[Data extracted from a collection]
# # # # #

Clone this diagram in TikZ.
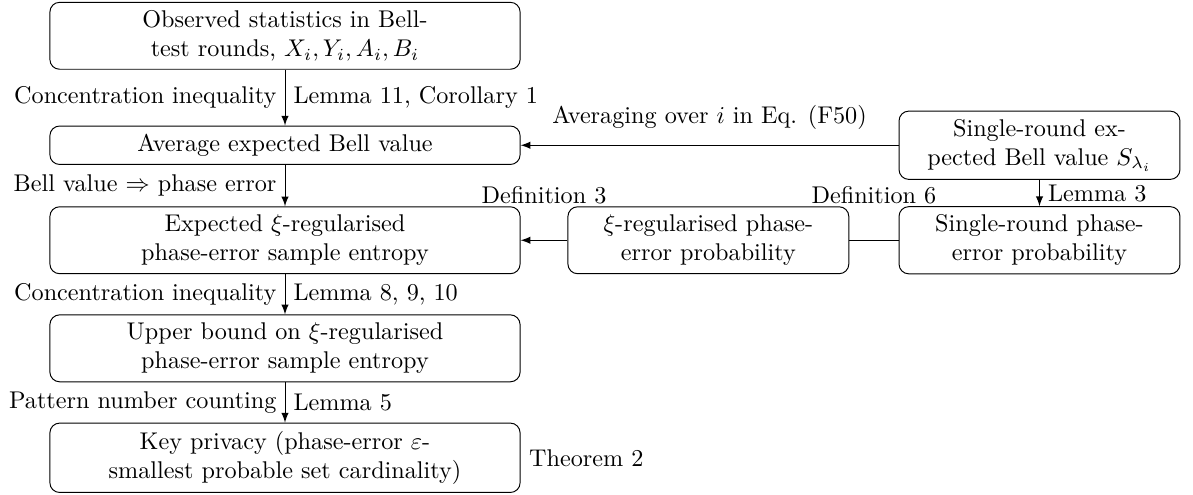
\documentclass[tikz,border=0pt]{standalone}
\usepackage{tikz}

\begin{document}
\begin{tikzpicture}[bigbox/.style={draw, rounded corners, align=center, minimum width=6.83cm},
  smallbox/.style={draw, rounded corners, align=center, minimum width=4.08cm}]

\useasboundingbox (0,0) rectangle (17.33,7.19);

%% Left column
\node [bigbox] (obs) at (4.14,6.67) {Observed statistics in Bell-\\test rounds, $X_i, Y_i, A_i, B_i$};
\node [bigbox] (avg) at (4.14,5.08) {Average expected Bell value};
\node [bigbox] (expd) at (4.14,3.70) {Expected $\xi$-regularised\\phase-error sample entropy};
\node [bigbox] (upper) at (4.14,2.13) {Upper bound on $\xi$-regularised\\phase-error sample entropy};
\node [bigbox] (key) at (4.14,0.54) {Key privacy (phase-error $\varepsilon$-\\smallest probable set cardinality)};

%% Right part
\node [smallbox] (single) at (15.10,5.08) {Single-round ex-\\pected Bell value $S_{\lambda_i}$};
\node [smallbox] (sprob) at (15.10,3.70) {Single-round phase-\\error probability};
\node [smallbox] (xiprob) at (10.29,3.70) {$\xi$-regularised phase-\\error probability};

%% Down the left column
\draw [-latex] (obs) -- node [left] {Concentration inequality} node [right] {Lemma 11, Corollary 1} (avg);
\draw [-latex] (avg) -- node [left] {Bell value $\Rightarrow$ phase error} (expd);
\draw [-latex] (expd) -- node [left] {Concentration inequality} node [right] {Lemma 8, 9, 10} (upper);
\draw [-latex] (upper) -- node [left] {Pattern number counting} node [right] {Lemma 5} (key);
\node [right] (thm) at (key.east) {Theorem 2};

%% From the single-round quantities
\draw [-latex] (single) -- node [above=3pt] {Averaging over $i$ in Eq. (F50)} (avg);
\draw [-latex] (single) -- node [right] {Lemma 3} (sprob);
\draw (sprob) -- node [above=11.5pt] {Definition 6} (xiprob);
\draw [-latex] (xiprob) -- node [above=11.5pt] {Definition 3} (expd);

\end{tikzpicture}
\end{document}
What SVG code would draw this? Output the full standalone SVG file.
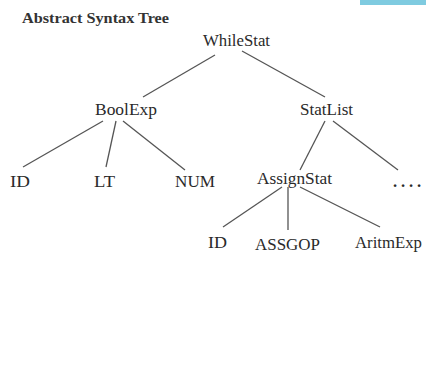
<svg xmlns="http://www.w3.org/2000/svg" width="426" height="374" viewBox="0 0 426 374">
<style>
.t{font-family:"Liberation Serif","Times New Roman",serif;font-size:16.5px;fill:#2a2a2a;text-anchor:middle}
.ttl{font-family:"Liberation Serif","Times New Roman",serif;font-size:15px;font-weight:bold;fill:#333}
.e line{stroke:#555;stroke-width:1.3;fill:none}
</style>
<rect width="426" height="374" fill="#fff"/>
<rect x="360" y="0" width="66" height="5" fill="#7fcbe0"/>
<text class="ttl" x="22" y="23" textLength="147" lengthAdjust="spacingAndGlyphs">Abstract Syntax Tree</text>
<g class="e" id="connectors">
<line x1="215" y1="55" x2="143" y2="97"/>
<line x1="242" y1="51" x2="325" y2="97"/>
<line x1="103" y1="121" x2="23" y2="167"/>
<line x1="116" y1="121" x2="106" y2="167"/>
<line x1="123" y1="121" x2="185" y2="170"/>
<line x1="325" y1="121" x2="300" y2="170"/>
<line x1="333" y1="121" x2="398" y2="170"/>
<line x1="282" y1="187" x2="223" y2="227"/>
<line x1="288" y1="187" x2="288" y2="230"/>
<line x1="300" y1="187" x2="380" y2="227"/>
</g>
<g id="WhileStat"><text class="t" x="236.5" y="46" textLength="67" lengthAdjust="spacingAndGlyphs">WhileStat</text></g>
<g id="BoolExp"><text class="t" x="126" y="115" textLength="62" lengthAdjust="spacingAndGlyphs">BoolExp</text></g>
<g id="StatList"><text class="t" x="326.5" y="115" textLength="53" lengthAdjust="spacingAndGlyphs">StatList</text></g>
<g id="ID1"><text class="t" x="20" y="187" textLength="20" lengthAdjust="spacingAndGlyphs">ID</text></g>
<g id="LT"><text class="t" x="104.5" y="187" textLength="21" lengthAdjust="spacingAndGlyphs">LT</text></g>
<g id="NUM"><text class="t" x="195" y="187" textLength="40" lengthAdjust="spacingAndGlyphs">NUM</text></g>
<g id="AssignStat"><text class="t" x="294.5" y="184" textLength="75" lengthAdjust="spacingAndGlyphs">AssignStat</text></g>
<g id="Dots"><text class="t" x="407" y="187" font-weight="bold" textLength="28" lengthAdjust="spacing">....</text></g>
<g id="ID2"><text class="t" x="217.5" y="248" textLength="19" lengthAdjust="spacingAndGlyphs">ID</text></g>
<g id="ASSGOP"><text class="t" x="287.5" y="250" textLength="65" lengthAdjust="spacingAndGlyphs">ASSGOP</text></g>
<g id="AritmExp"><text class="t" x="388.5" y="248" textLength="67" lengthAdjust="spacingAndGlyphs">AritmExp</text></g>
</svg>
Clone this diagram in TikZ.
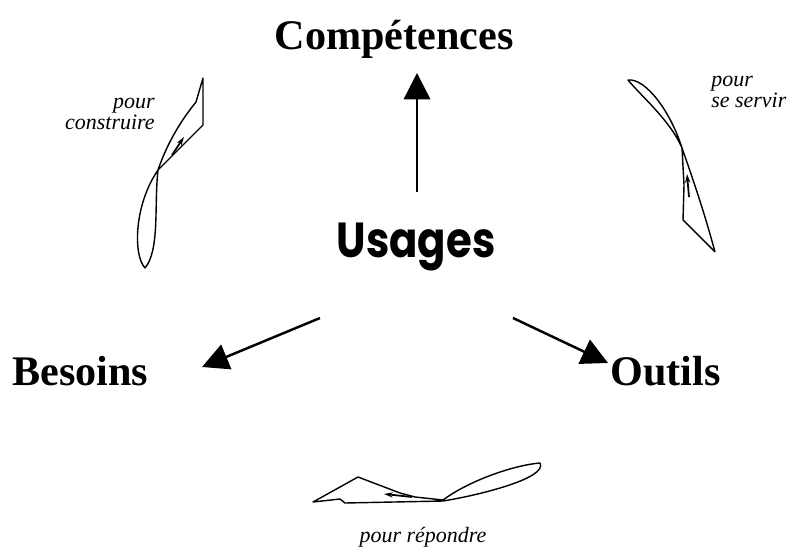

# # # # #

* **Your instructions**
Looking at the listing above, how many of its lines contain the string "draw"? Give the number alone.

* **Worked solution**
11